Excitation of surface plasmon polaritons along the sinusoidal boundary of a metamaterial

Abstract

We present a detailed analysis about the excitation of surface polaritons (SPs) at the sinusoidally corrugated interface between a conventional dielectric medium and a metamaterial (MM) with arbitrary values of dielectric permittivity and magnetic permeability. The strong impact of SPs on the optical response of the interface is demonstrated by numerical examples obtained with a rigorous electromagnetic code. Conditions leading to total absorption of the incident power and to near-field enhancements are explored in new SP regimes provided by the emergence of MMs.
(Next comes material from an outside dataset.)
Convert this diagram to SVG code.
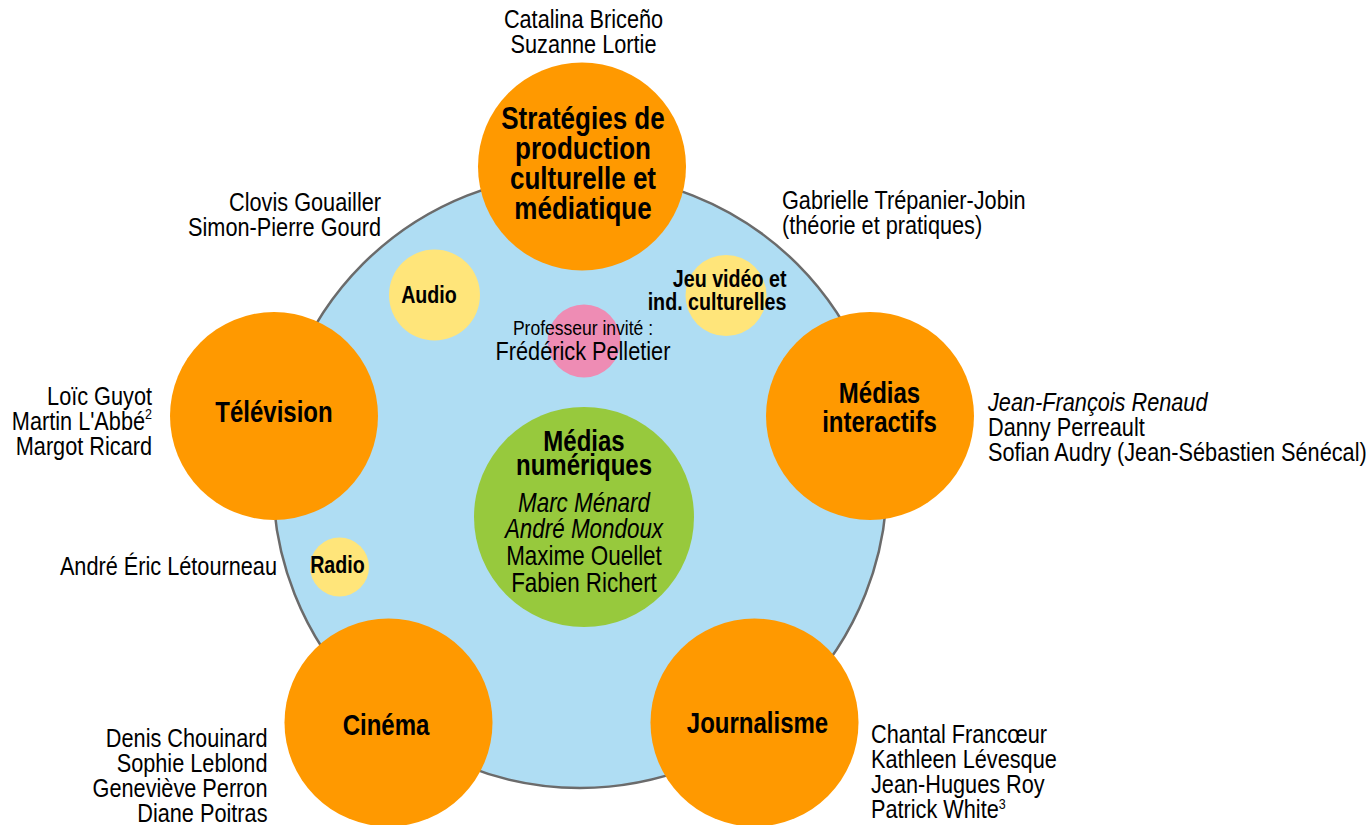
<svg xmlns="http://www.w3.org/2000/svg" width="1371" height="825" viewBox="0 0 1371 825">
<style>
text { font-family: "Liberation Sans", Arial, sans-serif; fill: #000; }
.name { font-size: 26px; }
.big { font-size: 30px; font-weight: bold; text-anchor: middle; }
.strat { font-size: 31px; font-weight: bold; text-anchor: middle; }
.sm { font-size: 24px; font-weight: bold; }
.green { font-size: 27px; text-anchor: middle; }
.orange { fill: #ff9900; }
.yellow { fill: #ffe57a; }
.r { text-anchor: end; }
.c { text-anchor: middle; }
.i { font-style: italic; }
.sup { font-size: 15px; }
</style>
<rect width="1371" height="825" fill="#ffffff"/>

<g id="domaine">
  <circle cx="580" cy="481" r="307" fill="#afddf3" stroke="#6b6b6b" stroke-width="2.5"/>
</g>

<g id="medias-numeriques">
  <circle cx="584" cy="517" r="110" fill="#97c93d"/>
  <g transform="scale(0.8 1)">
    <text class="big" x="730" y="451">Médias</text>
    <text class="big" x="730" y="475">numériques</text>
  </g>
  <g transform="scale(0.83 1)">
    <text class="green i" x="703.61" y="512">Marc Ménard</text>
    <text class="green i" x="703.61" y="538">André Mondoux</text>
    <text class="green" x="703.61" y="565">Maxime Ouellet</text>
    <text class="green" x="703.61" y="592">Fabien Richert</text>
  </g>
</g>

<g id="professeur-invite">
  <circle cx="584" cy="341" r="36.5" fill="#ee8cb4"/>
  <g transform="scale(0.835 1)">
    <text class="c" x="698.2" y="335" style="font-size:21px">Professeur invité :</text>
    <text class="name c" x="698.2" y="360">Frédérick Pelletier</text>
  </g>
</g>

<g id="audio">
  <circle cx="434.5" cy="295" r="45.5" class="yellow"/>
  <g transform="scale(0.82 1)">
    <text class="sm c" x="523.17" y="303">Audio</text>
  </g>
</g>

<g id="jeu-video">
  <circle cx="726" cy="295.5" r="40.5" class="yellow"/>
  <g transform="scale(0.82 1)">
    <text class="sm r" x="959.15" y="287">Jeu vidéo et</text>
    <text class="sm r" x="959.15" y="310">ind. culturelles</text>
  </g>
</g>

<g id="radio">
  <circle cx="339.5" cy="567" r="29.5" class="yellow"/>
  <g transform="scale(0.82 1)">
    <text class="sm c" x="411.59" y="573">Radio</text>
  </g>
</g>

<g id="strategies">
  <circle cx="582" cy="166.5" r="104" class="orange"/>
  <g transform="scale(0.84 1)">
    <text class="strat" x="694.05" y="129">Stratégies de</text>
    <text class="strat" x="694.05" y="159">production</text>
    <text class="strat" x="694.05" y="189">culturelle et</text>
    <text class="strat" x="694.05" y="219">médiatique</text>
  </g>
  <g transform="scale(0.835 1)">
    <text class="name c" x="698.8" y="28">Catalina Briceño</text>
    <text class="name c" x="698.8" y="53">Suzanne Lortie</text>
  </g>
</g>

<g id="medias-interactifs">
  <circle cx="870" cy="416" r="104" class="orange"/>
  <g transform="scale(0.8 1)">
    <text class="big" x="1099.38" y="403">Médias</text>
    <text class="big" x="1099.38" y="432">interactifs</text>
  </g>
  <g transform="scale(0.835 1)">
    <text class="name i" x="1183.23" y="411">Jean-François Renaud</text>
    <text class="name" x="1183.23" y="436">Danny Perreault</text>
    <text class="name" x="1183.23" y="461">Sofian Audry (Jean-Sébastien Sénécal)</text>
  </g>
</g>

<g id="journalisme">
  <circle cx="754.5" cy="722.5" r="104" class="orange"/>
  <g transform="scale(0.8 1)">
    <text class="big" x="946.88" y="733">Journalisme</text>
  </g>
  <g transform="scale(0.835 1)">
    <text class="name" x="1043.11" y="743">Chantal Francœur</text>
    <text class="name" x="1043.11" y="768">Kathleen Lévesque</text>
    <text class="name" x="1043.11" y="793">Jean-Hugues Roy</text>
    <text class="name" x="1043.11" y="818">Patrick White<tspan class="sup" dy="-9">3</tspan></text>
  </g>
</g>

<g id="cinema">
  <circle cx="388.5" cy="722.5" r="104" class="orange"/>
  <g transform="scale(0.8 1)">
    <text class="big" x="482.5" y="735">Cinéma</text>
  </g>
  <g transform="scale(0.835 1)">
    <text class="name r" x="320.36" y="747">Denis Chouinard</text>
    <text class="name r" x="320.36" y="772">Sophie Leblond</text>
    <text class="name r" x="320.36" y="797">Geneviève Perron</text>
    <text class="name r" x="320.36" y="822">Diane Poitras</text>
  </g>
</g>

<g id="television">
  <circle cx="274" cy="416" r="104" class="orange"/>
  <g transform="scale(0.8 1)">
    <text class="big" x="342.5" y="422">Télévision</text>
  </g>
  <g transform="scale(0.835 1)">
    <text class="name r" x="182.04" y="405">Loïc Guyot</text>
    <text class="name r" x="182.04" y="430">Martin L'Abbé<tspan class="sup" dy="-11">2</tspan></text>
    <text class="name r" x="182.04" y="455">Margot Ricard</text>
  </g>
</g>

<g id="noms-audio-radio">
  <g transform="scale(0.835 1)">
    <text class="name r" x="456.29" y="211">Clovis Gouailler</text>
    <text class="name r" x="456.29" y="236">Simon-Pierre Gourd</text>
    <text class="name r" x="331.74" y="575">André Éric Létourneau</text>
  </g>
</g>

<g id="noms-jeu-video">
  <g transform="scale(0.835 1)">
    <text class="name" x="936.53" y="209.5">Gabrielle Trépanier-Jobin</text>
    <text class="name" x="936.53" y="234">(théorie et pratiques)</text>
  </g>
</g>

<g id="connecteurs"></g>
</svg>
In those regimes where waves incident on the surface without corrugation suffer reactive attenuation, we find SP effects very similar to those occurring for metallic gratings, where the introduction of a weak corrugation in an otherwise highly reflecting surface can turn its reflectivity to zero. New SP effects are identified in regimes corresponding to ideally transparent MMs with a negative index of refraction. In these regimes, contrary to the case of metallic gratings, the introduction of a weak corrugation in an otherwise poorly reflecting surface produces high reflectivities in angular regions corresponding to SP excitation. Moreover, maximal absorption of incident waves and maximal intensity of the excited SP do not occur under the same conditions in these regimes. The complex propagation constants of the SPs supported by the corrugated interface are approximately obtained by fitting a phenomenological expression to our numerical results.